Otras veces, el impacto humano es súbito e irrecuperable: el pasado 14 de noviembre, los responsables de una empresa de ecoturismo y un concejal fueron juzgados por mover arena para facilitar el descenso de los caballos a la playa. El fiscal cree que causaron daños irreversibles a la duna protegida de El Asperillo y los acusa de cometer delitos contra el medio ambiente y prevaricación. 
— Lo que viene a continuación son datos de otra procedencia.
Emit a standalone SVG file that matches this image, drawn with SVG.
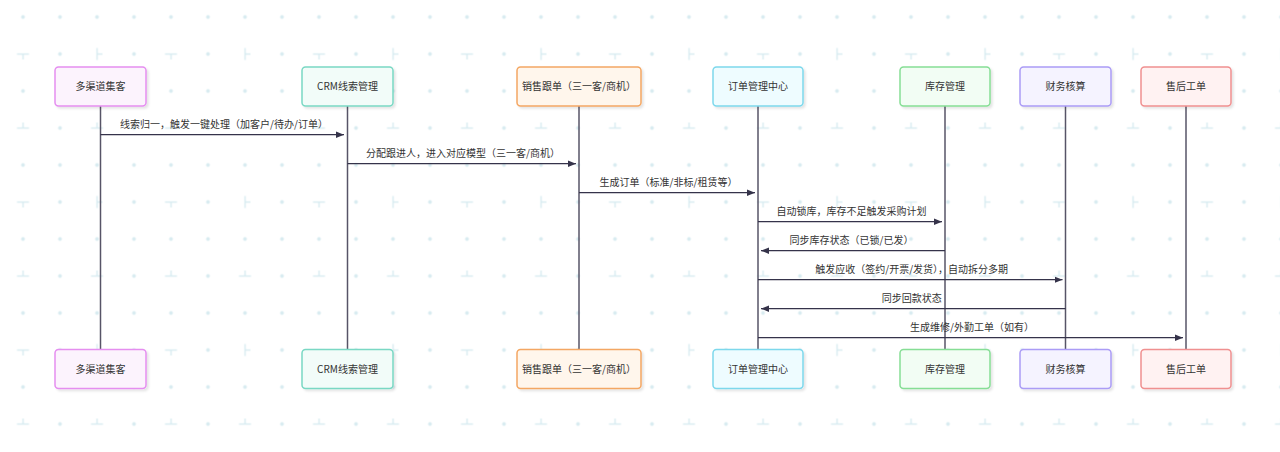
<svg xmlns="http://www.w3.org/2000/svg" width="1280" height="452" viewBox="0 0 1280 452">
<defs>
<pattern id="bg" x="4.5" y="-1.5" width="148" height="148" patternUnits="userSpaceOnUse">
<g fill="#d9ecf1">
<circle cx="18.5" cy="18.5" r="1.9"/><circle cx="55.5" cy="18.5" r="1.9"/><circle cx="92.5" cy="18.5" r="1.9"/><circle cx="129.5" cy="18.5" r="1.9"/>
<circle cx="55.5" cy="55.5" r="1.9"/><circle cx="129.5" cy="55.5" r="1.9"/>
<circle cx="18.5" cy="92.5" r="1.9"/><circle cx="55.5" cy="92.5" r="1.9"/><circle cx="92.5" cy="92.5" r="1.9"/><circle cx="129.5" cy="92.5" r="1.9"/>
<circle cx="55.5" cy="129.5" r="1.9"/><circle cx="129.5" cy="129.5" r="1.9"/>
<rect x="12.5" y="54.8" width="12" height="1.5"/><rect x="17.8" y="55.5" width="1.5" height="5.5"/>
<rect x="91.8" y="49.5" width="1.5" height="12"/><rect x="92.5" y="54.8" width="5.5" height="1.5"/>
<rect x="12.5" y="128.8" width="12" height="1.5"/><rect x="17.8" y="124" width="1.5" height="5.5"/>
<rect x="86.5" y="128.8" width="12" height="1.5"/><rect x="91.8" y="124" width="1.5" height="5.5"/>
</g>
</pattern>
<filter id="sh" x="-10%" y="-20%" width="130%" height="150%">
<feDropShadow dx="2" dy="2" stdDeviation="1.2" flood-color="#000" flood-opacity="0.1"/>
</filter>
<marker id="ah" viewBox="0 0 8 8" refX="8" refY="4" markerWidth="8" markerHeight="8" markerUnits="userSpaceOnUse" orient="auto">
<path d="M0,0.8 L8,4 L0,7.2 Z" fill="#35334a"/>
</marker>
</defs>
<style>
.nt{font-family:"Noto Sans CJK SC","Noto Sans",sans-serif;font-size:10px;fill:#333;text-anchor:middle}
.ml{font-family:"Noto Sans CJK SC","Noto Sans",sans-serif;font-size:10px;fill:#333;text-anchor:middle}
.box{stroke-width:1.5;filter:url(#sh)}
.life{stroke:#575467;stroke-width:1.5;fill:none}
.msg{stroke:#35334a;stroke-width:1.3;fill:none;marker-end:url(#ah)}
</style>
<rect width="1280" height="452" fill="#ffffff"/>
<rect width="1280" height="452" fill="url(#bg)"/>
<g id="lifelines">
<line class="life" x1="100.5" y1="106" x2="100.5" y2="349.5"/>
<line class="life" x1="347.5" y1="106" x2="347.5" y2="349.5"/>
<line class="life" x1="579" y1="106" x2="579" y2="349.5"/>
<line class="life" x1="758" y1="106" x2="758" y2="349.5"/>
<line class="life" x1="945" y1="106" x2="945" y2="349.5"/>
<line class="life" x1="1065.5" y1="106" x2="1065.5" y2="349.5"/>
<line class="life" x1="1186" y1="106" x2="1186" y2="349.5"/>
</g>
<g id="connectors">
<line class="msg" x1="100.5" y1="134.7" x2="344" y2="134.7"/>
<text class="ml" x="224" y="127.7">线索归一，触发一键处理（加客户/待办/订单）</text>
<line class="msg" x1="347.5" y1="163.7" x2="576" y2="163.7"/>
<text class="ml" x="463" y="156.7">分配跟进人，进入对应模型（三一客/商机）</text>
<line class="msg" x1="579" y1="192.7" x2="755" y2="192.7"/>
<text class="ml" x="668.5" y="185.7">生成订单（标准/非标/租赁等）</text>
<line class="msg" x1="758" y1="221.7" x2="942" y2="221.7"/>
<text class="ml" x="851.5" y="214.7">自动锁库，库存不足触发采购计划</text>
<line class="msg" x1="945" y1="250.7" x2="761" y2="250.7"/>
<text class="ml" x="851.5" y="243.7">同步库存状态（已锁/已发）</text>
<line class="msg" x1="758" y1="279.7" x2="1062.5" y2="279.7"/>
<text class="ml" x="911.7" y="272.7">触发应收（签约/开票/发货），自动拆分多期</text>
<line class="msg" x1="1065.5" y1="308.7" x2="761" y2="308.7"/>
<text class="ml" x="911.7" y="301.7">同步回款状态</text>
<line class="msg" x1="758" y1="337.7" x2="1183" y2="337.7"/>
<text class="ml" x="972" y="330.7">生成维修/外勤工单（如有）</text>
</g>
<g id="n1">
<rect class="box" x="55" y="67" width="91" height="39" rx="3.5" fill="#fcf3fd" stroke="#e58ef0"/>
<text class="nt" x="100.5" y="90">多渠道集客</text>
<rect class="box" x="55" y="349.5" width="91" height="39" rx="3.5" fill="#fcf3fd" stroke="#e58ef0"/>
<text class="nt" x="100.5" y="372.5">多渠道集客</text>
</g>
<g id="n2">
<rect class="box" x="302" y="67" width="91" height="39" rx="3.5" fill="#f2fcf9" stroke="#7ad8c4"/>
<text class="nt" x="347.5" y="90">CRM线索管理</text>
<rect class="box" x="302" y="349.5" width="91" height="39" rx="3.5" fill="#f2fcf9" stroke="#7ad8c4"/>
<text class="nt" x="347.5" y="372.5">CRM线索管理</text>
</g>
<g id="n3">
<rect class="box" x="517" y="67" width="124" height="39" rx="3.5" fill="#fff6ec" stroke="#f4a763"/>
<text class="nt" x="579" y="90">销售跟单（三一客/商机）</text>
<rect class="box" x="517" y="349.5" width="124" height="39" rx="3.5" fill="#fff6ec" stroke="#f4a763"/>
<text class="nt" x="579" y="372.5">销售跟单（三一客/商机）</text>
</g>
<g id="n4">
<rect class="box" x="713" y="67" width="90" height="39" rx="3.5" fill="#eefcff" stroke="#7dd8ec"/>
<text class="nt" x="758" y="90">订单管理中心</text>
<rect class="box" x="713" y="349.5" width="90" height="39" rx="3.5" fill="#eefcff" stroke="#7dd8ec"/>
<text class="nt" x="758" y="372.5">订单管理中心</text>
</g>
<g id="n5">
<rect class="box" x="900" y="67" width="90" height="39" rx="3.5" fill="#f2fdf4" stroke="#86de95"/>
<text class="nt" x="945" y="90">库存管理</text>
<rect class="box" x="900" y="349.5" width="90" height="39" rx="3.5" fill="#f2fdf4" stroke="#86de95"/>
<text class="nt" x="945" y="372.5">库存管理</text>
</g>
<g id="n6">
<rect class="box" x="1020" y="67" width="91" height="39" rx="3.5" fill="#f5f3ff" stroke="#ab9cf6"/>
<text class="nt" x="1065.5" y="90">财务核算</text>
<rect class="box" x="1020" y="349.5" width="91" height="39" rx="3.5" fill="#f5f3ff" stroke="#ab9cf6"/>
<text class="nt" x="1065.5" y="372.5">财务核算</text>
</g>
<g id="n7">
<rect class="box" x="1141" y="67" width="90" height="39" rx="3.5" fill="#fff2f2" stroke="#f09090"/>
<text class="nt" x="1186" y="90">售后工单</text>
<rect class="box" x="1141" y="349.5" width="90" height="39" rx="3.5" fill="#fff2f2" stroke="#f09090"/>
<text class="nt" x="1186" y="372.5">售后工单</text>
</g>
</svg>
Cerca, la transgresión marina y la pérdida de arena han dejado al descubierto las huellas fosilizadas del Pleistoceno Medio, un hallazgo insólito. Los primeros homínidos pisaron Matalascañas hace 295.000 años.

“¿Qué es ser sostenible?”

Una valla separa la choza de Paco El Chimbo del parque nacional y diez metros de arena ponen distancia con la orilla. El Chimbo es coquinero, su título de propiedad son los años que lleva clavado en la arena y explica con naturalidad pasmosa que a la choza ya se la llevaron las olas, y la reconstruyó con los maderos que escupió la mar. El agua la saca de un pozo bajo el chambao. Es dulce y se puede beber. Mientras el acuífero esté lleno, mantendrá a raya al agua salina.

El ejemplo muestra que el problema de Matalascañas es, sobre todo, cuestión de escala. “¿Qué es ser sostenible? Hay actividades que han perdido la sostenibilidad. Dicen que si siempre hubo ganado en Doñana, pero hoy queda entre el 20 y el 30% de la marisma original”, dice Carmona, que pone otro ejemplo: la recolección de caracoles, palmito o espárragos ya no es una actividad local. “La movilidad de la sociedad presiona los recursos”. Hoy, el debate es el desdoble de una carretera abollada que desemboca en un punto terminal. “No entienden que poner más carretera no soluciona el problema, porque no caben más coches”. 

Desde Sevilla, donde pasa el invierno, Juan Gómez protesta: “No tenemos las infraestructuras por culpa de Doñana”. “Necesitamos sostenibilidad económica y social. Si solo es ambiental, no es sostenibilidad”, reclama Bella. Y Carmona concluye: “Matalascañas no se creó para el turismo que hay ahora. No había ni carretera, sino un camino de arena. Pero empezaron a venderlo de otra manera: una playa para 300.000 personas. Eso lo cambia todo, y hay que decidir cómo queremos vivir en Doñana los próximos 40 años”.